→ **Work instructions**
Extract the lines from the start through the line that holds "12.55, 11.90, 10.98]", both included, omitting all images.

========

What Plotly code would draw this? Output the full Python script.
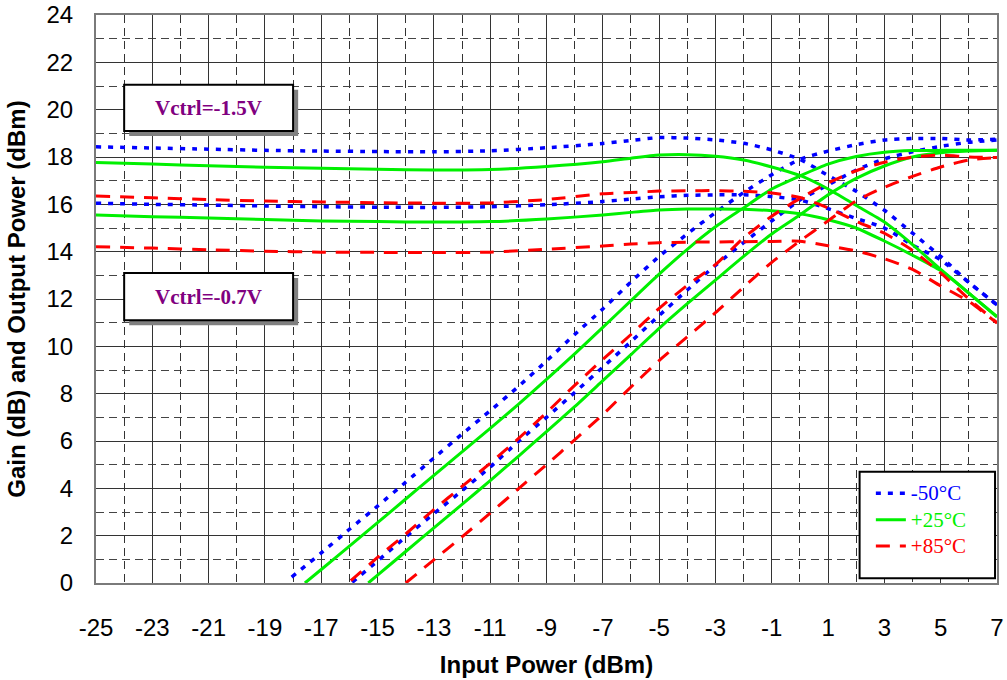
import plotly.graph_objects as go

# Input power grid for the gain curves (dBm)
pin_gain = [-25, -23, -21, -19, -17, -15, -13, -11, -9, -7, -6, -5, -4, -3,
            -2, -1, 0, 1, 2, 3, 4, 5, 6, 7]

# Gain (dB) at Vctrl = -1.5 V
gain_m50_v15 = [18.43, 18.38, 18.33, 18.28, 18.25, 18.23, 18.22, 18.26, 18.39, 18.57, 18.70, 18.82,
                18.80, 18.72, 18.58, 18.30, 17.90, 17.22, 16.55, 15.75, 14.78, 13.80, 12.70, 11.75]
gain_p25_v15 = [17.77, 17.70, 17.63, 17.57, 17.52, 17.48, 17.45, 17.47, 17.60, 17.80, 17.95, 18.08,
                18.10, 18.03, 17.87, 17.58, 17.22, 16.65, 15.95, 15.25, 14.30, 13.25, 12.25, 11.25]
gain_p85_v15 = [16.35, 16.28, 16.20, 16.14, 16.10, 16.07, 16.05, 16.06, 16.20, 16.45, 16.50, 16.56,
                16.57, 16.58, 16.55, 16.48, 16.29, 15.85, 15.28, 14.78, 14.05, 13.10, 12.00, 11.00]

# Gain (dB) at Vctrl = -0.7 V
gain_m50_v07 = [16.05, 16.00, 15.97, 15.93, 15.90, 15.88, 15.87, 15.90, 15.98, 16.12, 16.22, 16.32,
                16.38, 16.40, 16.40, 16.33, 16.18, 15.82, 15.40, 15.00, 14.28, 13.65, 12.70, 11.75]
gain_p25_v07 = [15.55, 15.48, 15.42, 15.36, 15.30, 15.27, 15.25, 15.27, 15.38, 15.55, 15.66, 15.76,
                15.80, 15.80, 15.79, 15.73, 15.60, 15.35, 15.00, 14.45, 13.85, 13.20, 12.25, 11.25]
gain_p85_v07 = [14.21, 14.15, 14.08, 14.02, 13.98, 13.97, 13.96, 13.98, 14.10, 14.24, 14.32, 14.38,
                14.40, 14.41, 14.42, 14.43, 14.44, 14.25, 14.03, 13.70, 13.25, 12.55, 11.90, 10.98]

# Output power (dBm) at Vctrl = -1.5 V
pin_pout_m50_v15 = [-18.05, -17, -16, -15, -14, -13, -12, -11, -10, -9, -8, -7, -6, -5, -4, -3,
                    -2, -1, 0, 1, 2, 3, 4, 5, 6, 7]
pout_m50_v15 = [0.25, 1.27, 2.27, 3.25, 4.26, 5.28, 6.29, 7.28, 8.30, 9.38, 10.50, 11.58, 12.72,
                13.80, 14.75, 15.65, 16.50, 17.25, 17.90, 18.25, 18.52, 18.72, 18.78, 18.78, 18.72, 18.75]
pin_pout_p25_v15 = [-17.58, -17, -16, -15, -14, -13, -12, -11, -10, -9, -8, -7, -6, -5, -4, -3,
                    -2, -1, 0, 1, 2, 3, 4, 5, 6, 7]
pout_p25_v15 = [0.0, 0.57, 1.56, 2.55, 3.55, 4.55, 5.54, 6.53, 7.55, 8.60, 9.68, 10.80, 11.93,
                13.05, 14.10, 15.05, 15.85, 16.65, 17.20, 17.70, 18.02, 18.20, 18.27, 18.28, 18.28, 18.28]
pin_pout_p85_v15 = [-15.95, -15, -14, -13, -12, -11, -10, -9, -8, -7, -6, -5, -4, -3,
                    -2, -1, 0, 1, 2, 3, 4, 5, 6, 7]
pout_p85_v15 = [0.10, 1.08, 2.07, 3.10, 4.08, 5.06, 6.10, 7.20, 8.35, 9.45, 10.50, 11.60, 12.58,
                13.45, 14.58, 15.50, 16.25, 16.90, 17.42, 17.78, 18.00, 18.08, 18.00, 17.98]

# Output power (dBm) at Vctrl = -0.7 V
pin_pout_m50_v07 = [-15.9, -15, -14, -13, -12, -11, -10, -9, -8, -7, -6, -5, -4, -3,
                    -2, -1, 0, 1, 2, 3, 4, 5, 6, 7]
pout_m50_v07 = [0.03, 0.93, 1.95, 2.93, 3.90, 4.90, 5.98, 7.00, 8.05, 9.12, 10.20, 11.30, 12.38,
                13.42, 14.38, 15.30, 16.18, 16.82, 17.45, 17.92, 18.22, 18.45, 18.62, 18.72]
pin_pout_p25_v07 = [-15.33, -15, -14, -13, -12, -11, -10, -9, -8, -7, -6, -5, -4, -3,
                    -2, -1, 0, 1, 2, 3, 4, 5, 6, 7]
pout_p25_v07 = [0.0, 0.33, 1.33, 2.33, 3.32, 4.33, 5.35, 6.40, 7.45, 8.55, 9.65, 10.76, 11.80,
                12.80, 13.80, 14.75, 15.55, 16.40, 17.10, 17.62, 18.00, 18.18, 18.25, 18.28]
pin_pout_p85_v07 = [-14.0, -13, -12, -11, -10, -9, -8, -7, -6, -5, -4, -3, -2, -1, 0, 1, 2, 3, 4, 5, 6, 7]
pout_p85_v07 = [0.0, 0.98, 1.95, 2.95, 3.98, 5.00, 6.05, 7.12, 8.28, 9.40, 10.40, 11.42, 12.50,
                13.55, 14.45, 15.30, 16.15, 16.72, 17.18, 17.58, 17.87, 17.98]

x_ticks = list(range(-25, 8, 2))
y_ticks = list(range(0, 25, 2))

temps = ["-50°C", "+25°C", "+85°C"]
colors = ["#0000FF", "#00F000", "#FF0000"]
dashes = ["5px,7px", "solid", "14px,10px"]
widths = [3.5, 3, 3]

series = [
    # (temperature index, x values, y values)
    (0, pin_gain, gain_m50_v15), (0, pin_gain, gain_m50_v07),
    (0, pin_pout_m50_v15, pout_m50_v15), (0, pin_pout_m50_v07, pout_m50_v07),
    (1, pin_gain, gain_p25_v15), (1, pin_gain, gain_p25_v07),
    (1, pin_pout_p25_v15, pout_p25_v15), (1, pin_pout_p25_v07, pout_p25_v07),
    (2, pin_gain, gain_p85_v15), (2, pin_gain, gain_p85_v07),
    (2, pin_pout_p85_v15, pout_p85_v15), (2, pin_pout_p85_v07, pout_p85_v07),
]

fig = go.Figure()
shown = set()
for ti, xs, ys in series:
    first = ti not in shown
    shown.add(ti)
    fig.add_trace(go.Scatter(
        x=xs, y=ys, mode="lines",
        name=f"<span style='color:{colors[ti]};font-size:21px'>{temps[ti]}</span>",
        legendgroup=temps[ti], showlegend=first,
        line=dict(color=colors[ti], width=widths[ti], dash=dashes[ti],
                  shape="spline", smoothing=0.6),
    ))

axis_font = dict(family="Liberation Sans, Arial", size=24, color="black")
title_font = dict(family="Liberation Sans, Arial", size=24, color="black", weight="bold")

fig.update_xaxes(
    range=[-25, 7], tickvals=x_ticks, ticktext=[str(v) for v in x_ticks],
    showgrid=True, gridcolor="#333333", gridwidth=1,
    minor=dict(tick0=-24, dtick=2, showgrid=True, gridcolor="#333333",
               griddash="8px,5px", gridwidth=1),
    showline=True, mirror=True, linecolor="#7a7a7a", linewidth=2,
    ticks="", ticklabelstandoff=22, tickfont=axis_font, zeroline=False,
    automargin=False,
    title=dict(text="Input Power (dBm)", font=title_font, standoff=16),
)
fig.update_yaxes(
    range=[0, 24], tickvals=y_ticks, ticktext=[str(v) for v in y_ticks],
    showgrid=True, gridcolor="#333333", gridwidth=1,
    minor=dict(tick0=1, dtick=2, showgrid=True, gridcolor="#444444",
               griddash="8px,5px", gridwidth=1),
    showline=True, mirror=True, linecolor="#7a7a7a", linewidth=2,
    ticks="", ticklabelstandoff=16, tickfont=axis_font, zeroline=False,
    automargin=False,
    title=dict(text="Gain (dB) and Output Power (dBm)", font=title_font, standoff=14),
)

# Labelled boxes with drop shadows for the two control voltages
shapes = []
annotations = []
for label, y0, y1 in [("Vctrl=-1.5V", 19.1, 21.05), ("Vctrl=-0.7V", 11.1, 13.1)]:
    shapes.append(dict(type="rect", xref="x", yref="y", x0=-24 + 0.18, x1=-18 + 0.18,
                       y0=y0 - 0.21, y1=y1 - 0.21, fillcolor="#808080",
                       line=dict(width=0), layer="above"))
    shapes.append(dict(type="rect", xref="x", yref="y", x0=-24, x1=-18, y0=y0, y1=y1,
                       fillcolor="white", line=dict(color="black", width=2), layer="above"))
    annotations.append(dict(x=-21, y=(y0 + y1) / 2, xref="x", yref="y", text=f"<b>{label}</b>",
                            showarrow=False,
                            font=dict(family="Liberation Serif, Times New Roman", size=21,
                                      color="#800080")))

# Legend frame
shapes.append(dict(type="rect", xref="x", yref="y", x0=2.12, x1=6.93, y0=0.2, y1=4.7,
                   fillcolor="white", line=dict(color="black", width=2), layer="above"))

fig.update_layout(
    width=1007, height=680,
    margin=dict(l=96, r=10, t=15, b=97),
    plot_bgcolor="white", paper_bgcolor="white",
    shapes=shapes, annotations=annotations,
    legend=dict(x=0.86, y=0.19, xanchor="left", yanchor="top",
                bgcolor="rgba(0,0,0,0)", borderwidth=0,
                font=dict(family="Liberation Serif, Times New Roman", size=18),
                itemwidth=30, tracegroupgap=0),
)

fig.write_html("out.html")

========

→ **Correct output**
What Plotly code would draw this? Output the full Python script.
import plotly.graph_objects as go

# Input power grid for the gain curves (dBm)
pin_gain = [-25, -23, -21, -19, -17, -15, -13, -11, -9, -7, -6, -5, -4, -3,
            -2, -1, 0, 1, 2, 3, 4, 5, 6, 7]

# Gain (dB) at Vctrl = -1.5 V
gain_m50_v15 = [18.43, 18.38, 18.33, 18.28, 18.25, 18.23, 18.22, 18.26, 18.39, 18.57, 18.70, 18.82,
                18.80, 18.72, 18.58, 18.30, 17.90, 17.22, 16.55, 15.75, 14.78, 13.80, 12.70, 11.75]
gain_p25_v15 = [17.77, 17.70, 17.63, 17.57, 17.52, 17.48, 17.45, 17.47, 17.60, 17.80, 17.95, 18.08,
                18.10, 18.03, 17.87, 17.58, 17.22, 16.65, 15.95, 15.25, 14.30, 13.25, 12.25, 11.25]
gain_p85_v15 = [16.35, 16.28, 16.20, 16.14, 16.10, 16.07, 16.05, 16.06, 16.20, 16.45, 16.50, 16.56,
                16.57, 16.58, 16.55, 16.48, 16.29, 15.85, 15.28, 14.78, 14.05, 13.10, 12.00, 11.00]

# Gain (dB) at Vctrl = -0.7 V
gain_m50_v07 = [16.05, 16.00, 15.97, 15.93, 15.90, 15.88, 15.87, 15.90, 15.98, 16.12, 16.22, 16.32,
                16.38, 16.40, 16.40, 16.33, 16.18, 15.82, 15.40, 15.00, 14.28, 13.65, 12.70, 11.75]
gain_p25_v07 = [15.55, 15.48, 15.42, 15.36, 15.30, 15.27, 15.25, 15.27, 15.38, 15.55, 15.66, 15.76,
                15.80, 15.80, 15.79, 15.73, 15.60, 15.35, 15.00, 14.45, 13.85, 13.20, 12.25, 11.25]
gain_p85_v07 = [14.21, 14.15, 14.08, 14.02, 13.98, 13.97, 13.96, 13.98, 14.10, 14.24, 14.32, 14.38,
                14.40, 14.41, 14.42, 14.43, 14.44, 14.25, 14.03, 13.70, 13.25, 12.55, 11.90, 10.98]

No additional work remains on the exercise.